Target employs about 323,000, 160 per store on average. The retailer said its wages are now market-competitive, with all stores above the federal minimum wage. The last time Target lifted wages was 2016 when its minimum hourly wage rose to $10.

The company pointed out that $11 an hour is higher than the minimum wage in 48 states, and matches the minimum wage in Massachusetts and Washington. In addition to pay, Target said it offers a variety of schedules to meet the needs of its diverse workforce, helping store teams to build schedules around associates’ availability. Target posts store schedules in advance, lets associates trade and pick up shifts at their stores, and doesn’t do on-call or snap scheduling.

“Target has a long history of investing in our team members,” said Target chairman and chief executive officer Brian Cornell. “Target has always offered market competitive wages to our team members. With this latest commitment, we’ll be providing even more meaningful pay, as well as the tools, training and support our team needs to build their skills, develop professionally, and offer the service and expertise that set Target apart.”

Gap Inc. in 2014 was one of the first apparel retailers to address the minimum wage issue, increasing hourly pay to $9. Reacting to pressure from critics, Wal-Mart said it would invest over two years $2.7 billion to increase its minimum wage to $9 an hour in April 2014, and pledged to boost it to $10 in February 2015. Other retailers, including the TJX Cos. Inc., followed suit. Target refused to discuss its wages.
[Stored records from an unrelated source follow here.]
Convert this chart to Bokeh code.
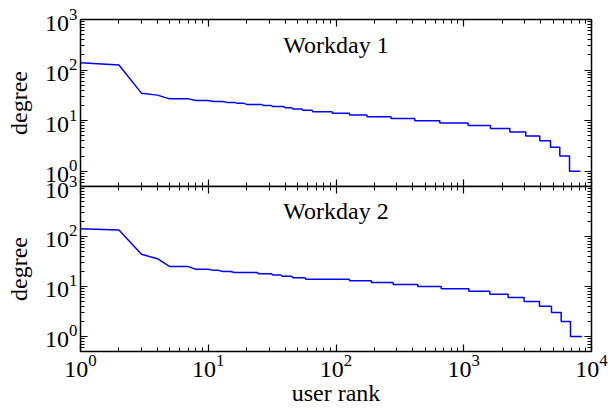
from bokeh.plotting import figure
from bokeh.layouts import column
from bokeh.models import LogAxis, Range1d, CustomJSTickFormatter, FixedTicker, Label, ColumnDataSource
from bokeh.embed import file_html
from bokeh.resources import INLINE

# ---- data ----
panel_titles = ["Workday 1", "Workday 2"]

top_start_rank = [1, 2, 3, 4, 5, 8, 11, 14, 17, 20, 27, 32, 40, 46, 55, 66, 94, 128, 175,
                  270, 414, 650, 1083, 1620, 2296, 3060, 3940, 4776, 5650, 6730]
top_degree = [140, 126, 35, 32, 27, 25, 24, 23, 22, 21, 20, 19, 18, 17, 16, 15, 14, 13, 12,
              11, 10, 9, 8, 7, 6, 5, 4, 3, 2, 1]
top_last_rank = 8200

bot_start_rank = [1, 2, 3, 4, 5, 8, 11, 13, 16, 25, 32, 38, 46, 58, 128, 190, 281, 437, 666,
                  1097, 1600, 2228, 2970, 3917, 4863, 5790, 6850]
bot_degree = [143, 135, 44, 36, 25, 22, 21, 20, 19, 18, 17, 16, 15, 14, 13, 12, 11, 10, 9,
              8, 7, 6, 5, 4, 3, 2, 1]
bot_last_rank = 8450

x_major_ticks = [1, 10, 100, 1000, 10000]
y_major_ticks = [1, 10, 100, 1000]
x_label = "user rank"
y_label = "degree"

FONT = "Liberation Serif"
OVERLAP = 14


def rank_curve(starts, degs, last):
    ends = [s - 1 for s in starts[1:]] + [last]
    xs, ys = [], []
    for s, e, d in zip(starts, ends, degs):
        xs.append(s)
        ys.append(d)
        if e > s:
            xs.append(e)
            ys.append(d)
    return xs, ys


def minor_of(major, lo, hi):
    out = []
    for m in major + [major[0] / 10]:
        for k in range(2, 10):
            v = m * k
            if lo <= v <= hi and v not in major:
                out.append(v)
    return sorted(out)


def style_axis(ax, labels=True):
    ax.axis_line_color = "black"
    ax.axis_line_width = 1.5
    ax.major_tick_line_color = "black"
    ax.major_tick_line_width = 1.2
    ax.minor_tick_line_color = "black"
    ax.minor_tick_line_width = 1
    ax.major_tick_in = 7
    ax.major_tick_out = 0
    ax.minor_tick_in = 4
    ax.minor_tick_out = 0
    ax.major_label_text_font = FONT
    ax.major_label_text_font_size = "24px"
    ax.major_label_text_color = "black"
    ax.axis_label_text_font = FONT
    ax.axis_label_text_font_size = "24px"
    ax.axis_label_text_font_style = "normal"
    ax.axis_label_text_color = "black"
    if not labels:
        ax.formatter = CustomJSTickFormatter(code="return ''")
        ax.major_label_text_font_size = "1px"
        ax.major_label_standoff = 0


def make_panel(xs, ys, title, height, top_border, bottom_labels, **kw):
    p = figure(width=608, height=height, x_axis_type="log", y_axis_type="log",
               x_range=Range1d(1, 1e4), y_range=Range1d(0.5, 1000),
               x_axis_location=None, y_axis_location=None,
               output_backend="svg", toolbar_location=None,
               min_border_left=80, min_border_right=17,
               min_border_top=top_border, min_border_bottom=0, **kw)
    p.outline_line_color = None
    p.grid.visible = False
    p.background_fill_color = "white"

    xt = FixedTicker(ticks=x_major_ticks, minor_ticks=minor_of(x_major_ticks, 1, 1e4))
    yt = FixedTicker(ticks=y_major_ticks, minor_ticks=minor_of(y_major_ticks, 0.5, 1000))

    left = LogAxis(ticker=yt, axis_label=y_label)
    style_axis(left)
    left.major_label_standoff = 3
    left.axis_label_standoff = 10
    p.add_layout(left, "left")

    right = LogAxis(ticker=yt)
    style_axis(right, labels=False)
    p.add_layout(right, "right")

    top = LogAxis(ticker=xt)
    style_axis(top, labels=False)
    p.add_layout(top, "above")

    if bottom_labels:
        bottom = LogAxis(ticker=xt, axis_label=x_label)
        style_axis(bottom)
        bottom.major_label_standoff = 3
        bottom.axis_label_standoff = 0
    else:
        bottom = LogAxis(ticker=xt)
        style_axis(bottom, labels=False)
    p.add_layout(bottom, "below")

    src = ColumnDataSource(dict(x=xs, y=ys))
    p.line("x", "y", source=src, line_color="#0000ff", line_width=1.5)

    p.add_layout(Label(x=100, y=320, text=title, text_align="center",
                       text_baseline="middle", text_font=FONT,
                       text_font_size="24px", text_color="black"))
    return p


tx, ty = rank_curve(top_start_rank, top_degree, top_last_rank)
bx, by = rank_curve(bot_start_rank, bot_degree, bot_last_rank)

p1 = make_panel(tx, ty, panel_titles[0], 186, 19, False)
p1.border_fill_color = "white"
p2 = make_panel(bx, by, panel_titles[1], 222 + OVERLAP, OVERLAP, True,
                margin=(-OVERLAP, 0, 0, 0))
p2.border_fill_color = None

layout = column(p1, p2, spacing=0)
open("out.html", "w").write(file_html(layout, INLINE))
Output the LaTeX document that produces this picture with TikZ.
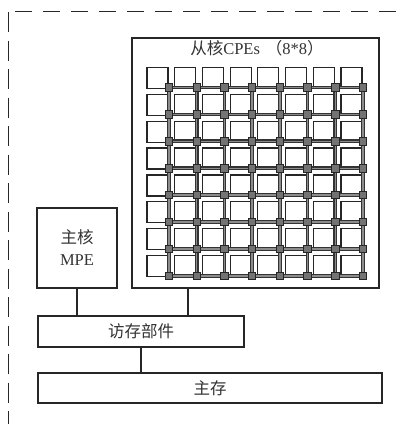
\documentclass[tikz,border=0pt]{standalone}
\usepackage{fontspec}
\setmainfont{Liberation Serif}
\newfontfamily\cjk{Noto Sans CJK SC}
\begin{document}
\begin{tikzpicture}[x=1pt,y=-1pt,
  box/.style={draw=black!85, line width=1.4pt, inner sep=0pt},
  pe/.style={draw=black!85, line width=1.2pt, fill=white, minimum width=21pt, minimum height=21pt, inner sep=0pt},
  router/.style={draw=black!85, line width=0.9pt, fill=black!55, minimum size=7.5pt, inner sep=0pt},
  link/.style={draw=black!80, line width=1.2pt, double=black!45, double distance=1.4pt},
  conn/.style={draw=black!85, line width=1.4pt},
  hframe/.style={draw=black!85, line width=1.5pt, dash pattern=on 17pt off 11pt},
  vframe/.style={draw=black!85, line width=1.5pt, dash pattern=on 20pt off 8.5pt},
  lbl/.style={font=\fontsize{16.5}{22}\selectfont, text=black!80}]
\useasboundingbox (0,0) rectangle (403,424);
% dashed frame
\draw[hframe] (15,11.5) -- (403,11.5);
\draw[vframe] (8.5,12) -- (8.5,424);
% boxes
\node[box, minimum width=247pt, minimum height=250pt] (cpe) at (255.5,163) {};
\node[lbl] (title) at (257,48) {{\cjk 从核}CPEs\hspace{6pt}{\cjk （}8*8{\cjk ）}};
\node[box, lbl, minimum width=80pt, minimum height=80pt, align=center] (mpe) at (77,248) {{\cjk 主核}\\MPE};
\node[box, lbl, minimum width=206pt, minimum height=31pt] (dma) at (141,331.5) {\cjk 访存部件};
\node[box, lbl, minimum width=344pt, minimum height=30pt] (mem) at (210,388) {\cjk 主存};
% connectors
\coordinate (cpeout) at (188,288);
\draw[conn] (mpe.south) -- (mpe.south |- dma.north);
\draw[conn] (cpeout) -- (cpeout |- dma.north);
\draw[conn] (dma.south) -- (dma.south |- mem.north);
% PE grid
\foreach \i in {0,...,7}{
  \foreach \j in {0,...,7}{
    \node[pe] (pe-\i-\j) at ({157.5+27.7*\i},{77.8+26.9*\j}) {};
    \coordinate (rc-\i-\j) at ({169+27.7*\i},{87.5+26.9*\j});
  }
}
\foreach \i [evaluate=\i as \n using int(\i+1)] in {0,...,6}{
  \foreach \j in {0,...,7}{
    \draw[link] (rc-\i-\j) -- (rc-\n-\j);
    \draw[link] (rc-\j-\i) -- (rc-\j-\n);
  }
}
\foreach \i in {0,...,7}{
  \foreach \j in {0,...,7}{
    \node[router] (r-\i-\j) at (rc-\i-\j) {};
  }
}
\end{tikzpicture}
\end{document}
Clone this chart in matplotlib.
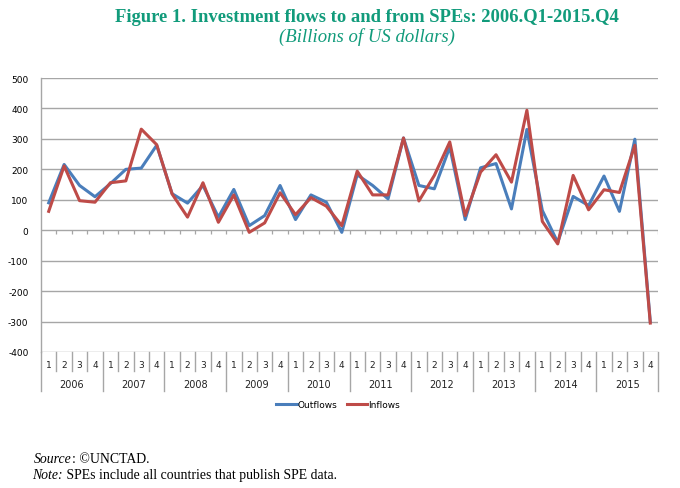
import matplotlib
matplotlib.use('Agg')
import matplotlib.pyplot as plt
import numpy as np

years = [str(y) for y in range(2006, 2016)]
quarters = ['1', '2', '3', '4']
outflows = [90, 216, 147, 110, 153, 200, 204, 279, 120, 89, 147, 43,
            134, 15, 48, 147, 35, 116, 92, -7, 182, 147, 103, 303,
            147, 136, 273, 35, 205, 219, 70, 331, 65, -40, 111, 81,
            178, 62, 299, -300]
inflows = [62, 211, 97, 92, 156, 162, 332, 281, 119, 43, 156, 26,
           116, -7, 24, 123, 51, 107, 79, 15, 194, 116, 116, 303,
           96, 180, 290, 48, 191, 248, 158, 394, 29, -45, 180, 67,
           133, 124, 279, -305]
yticks = list(range(-400, 501, 100))

W, H = 680, 489
fig = plt.figure(figsize=(W / 100, H / 100), dpi=100)
ax_left, ax_right, ax_top, ax_bot = 41, 658, 79, 353
ax_h = ax_bot - ax_top
ax = fig.add_axes([ax_left / W, 1 - ax_bot / H, (ax_right - ax_left) / W, ax_h / H])

grid_c = '#a6a6a6'
blue = '#4a7ebb'
red = '#be4b48'
n = len(outflows)
x = np.arange(n) + 0.5
ax.plot(x, outflows, color=blue, lw=2.2, label='Outflows', zorder=3)
ax.plot(x, inflows, color=red, lw=2.2, label='Inflows', zorder=4)

ax.set_xlim(0, n)
ax.set_ylim(-400, 500)
ax.set_yticks(yticks)
ax.set_yticklabels([str(v) for v in yticks], fontsize=6.5, family='DejaVu Sans')
ax.tick_params(axis='y', length=0, pad=9)
ax.set_xticks([])
ax.grid(axis='y', color=grid_c, lw=1.0)
ax.set_axisbelow(True)
for s in ['top', 'right', 'bottom']:
    ax.spines[s].set_visible(False)
ax.spines['left'].set_color(grid_c)
ax.spines['left'].set_linewidth(1.0)

# small tick marks under the zero line
ax.vlines(np.arange(1, n + 1), -13, 0, color=grid_c, lw=0.9, zorder=1)

# category table below the plot
tr = ax.get_xaxis_transform()
q_bot = -19 / ax_h
y_bot = -39 / ax_h
for k in range(0, n + 1):
    yb = y_bot if k % 4 == 0 else q_bot
    ax.plot([k, k], [0, yb], transform=tr, color=grid_c, lw=1.0, clip_on=False)
for i in range(n):
    ax.text(i + 0.5, -13 / ax_h, quarters[i % 4], transform=tr, ha='center', va='center',
            fontsize=6.5, color='#222222')
for j, yr in enumerate(years):
    ax.text(4 * j + 2, -32 / ax_h, yr, transform=tr, ha='center', va='center',
            fontsize=7, color='#222222')

fig.legend(loc='center', bbox_to_anchor=(338 / W, 1 - 406 / H), ncol=2, frameon=False,
           fontsize=6.5, handlelength=2.3, handletextpad=0.1, columnspacing=1.0)

teal = '#119b7b'
fig.text(367 / W, 1 - 17 / H, 'Figure 1. Investment flows to and from SPEs: 2006.Q1-2015.Q4',
         ha='center', va='center', fontsize=13.4, weight='bold', family='Liberation Serif', color=teal)
fig.text(367 / W, 1 - 37 / H, '(Billions of US dollars)', ha='center', va='center',
         fontsize=13.5, style='italic', family='Liberation Serif', color=teal)

renderer = fig.canvas.get_renderer()
def mixed(xpx, ypx, parts):
    xf = xpx / W
    for txt, st in parts:
        t = fig.text(xf, 1 - ypx / H, txt, ha='left', va='center', fontsize=9.9,
                     family='Liberation Serif', style=st, color='black')
        bb = t.get_window_extent(renderer=renderer)
        xf = bb.x1 / W

mixed(34, 460, [('Source', 'italic'), (': \u00a9UNCTAD.', 'normal')])
mixed(32, 476, [('Note:', 'italic'), (' SPEs include all countries that publish SPE data.', 'normal')])

fig.savefig('out.png', dpi=100)
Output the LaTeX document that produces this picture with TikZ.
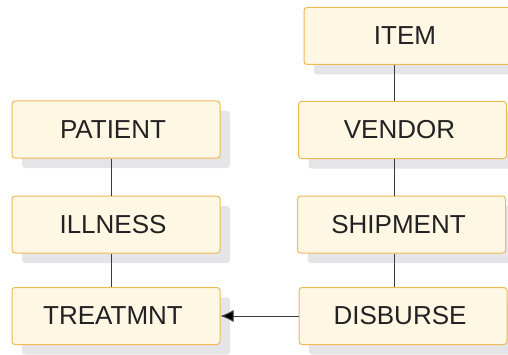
\documentclass[tikz,border=0pt]{standalone}
\usepackage{fontspec}
\setmainfont{Liberation Sans}
\usetikzlibrary{shadows,arrows.meta}
\definecolor{boxfill}{HTML}{FDF7E4}
\definecolor{boxdraw}{HTML}{F0B955}
\definecolor{shadowgray}{HTML}{E5E5E7}
\definecolor{txt}{HTML}{222222}
\definecolor{linec}{HTML}{3A3A3A}
\tikzset{
  entity/.style={draw=boxdraw, fill=boxfill, line width=1pt, rounded corners=3pt,
    minimum width=208pt, minimum height=57pt, inner sep=0pt, text=txt,
    font=\fontsize{26}{30}\selectfont, execute at end node=\hspace*{6pt},
    drop shadow={shadow xshift=10pt, shadow yshift=-10pt, fill=shadowgray, opacity=1}},
  link/.style={draw=linec, line width=1pt},
}
\begin{document}
\begin{tikzpicture}[x=1pt,y=1pt]
\useasboundingbox (0,0) rectangle (508,354);
\node[entity] (patient)  at (116,{354-129.5}) {PATIENT};
\node[entity] (illness)  at (116,{354-224.5}) {ILLNESS};
\node[entity] (treatmnt) at (116,{354-316}) {TREATMNT};
\node[entity] (item)     at (408,{354-36}) {ITEM};
\node[entity] (vendor)   at (402.5,{354-130}) {VENDOR};
\node[entity] (shipment) at (401.5,{354-224.5}) {SHIPMENT};
\node[entity] (disburse) at (403,{354-316}) {DISBURSE};
\coordinate (lx) at (111,0);
\coordinate (rx) at (394,0);
\draw[link] (patient.south -| lx) -- (illness.north -| lx);
\draw[link] (illness.south -| lx) -- (treatmnt.north -| lx);
\draw[link] (item.south -| rx) -- (vendor.north -| rx);
\draw[link] (vendor.south -| rx) -- (shipment.north -| rx);
\draw[link] (shipment.south -| rx) -- (disburse.north -| rx);
\draw[link, -{Latex[length=13pt,width=12pt,fill=black]}] (disburse.west) -- (treatmnt.east);
\end{tikzpicture}
\end{document}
The retailer’s boilerplate statement on the subject was: “We pay market competitive rates and regularly benchmark the marketplace to ensure that our compensation and benefits packages will help us to both recruit and retain great talent.”

Target increased in April 2015 its minimum hourly pay to $9, from the federal minimum wage of $7.25 per hour at the time.

The size of Target’s latest investment wasn’t divulged, but retail analysts said the payroll expenses shouldn’t impact the retailer’s bottom line since Target reiterated its earnings and sales outlook for the third quarter and full year, apparently factoring the wage hike into its $7 billion invest plan, which includes renovating stores and opening new flexible format locations in cities and on college campuses.

Barclays analyst Matthew McClintock in a research note said the magnitude of Target’s 2020 goal of $15 per hour was surprising, “particularly given the company’s prior strategy to follow past leadership on this topic,” a reference to Wal-Mart. “Target did not publically announce a match of Wal-Mart’s move to $10 in 2016, although there were quiet rumors that Target made select wage increases to $10 that year.

“We remain bearish on Target as we estimate that a 50 percent increase in the minimum wage by 2020 could represent a multi-billion headwind to EBIT,” McClintock continued, noting that the Census estimates that mass merchants spend 51 percent of total expenses on labor, including wages and benefits. “We estimate that Target likely spends slightly more than taht at 61 percent. This implies total labor costs of slightly more than $8.1 billion in 2016, which in a simplistic scenario where all is considered store labor, that is at the minimum wage, would imply at most a $4 billion hit from the $15 minimum wage goal.”

Target said it expects third-quarter and fourth-quarter 2017 comp-store sales growth will be the range of the first and second quarters, with full-year 2017 comp-store sales growth flat to plus or minus 1 percent. Third-quarter adjusted earnings per share from continuing operations is expected to be $0.75 to $0.95, and adjusted full-year EPS, $4.34 to $4.54.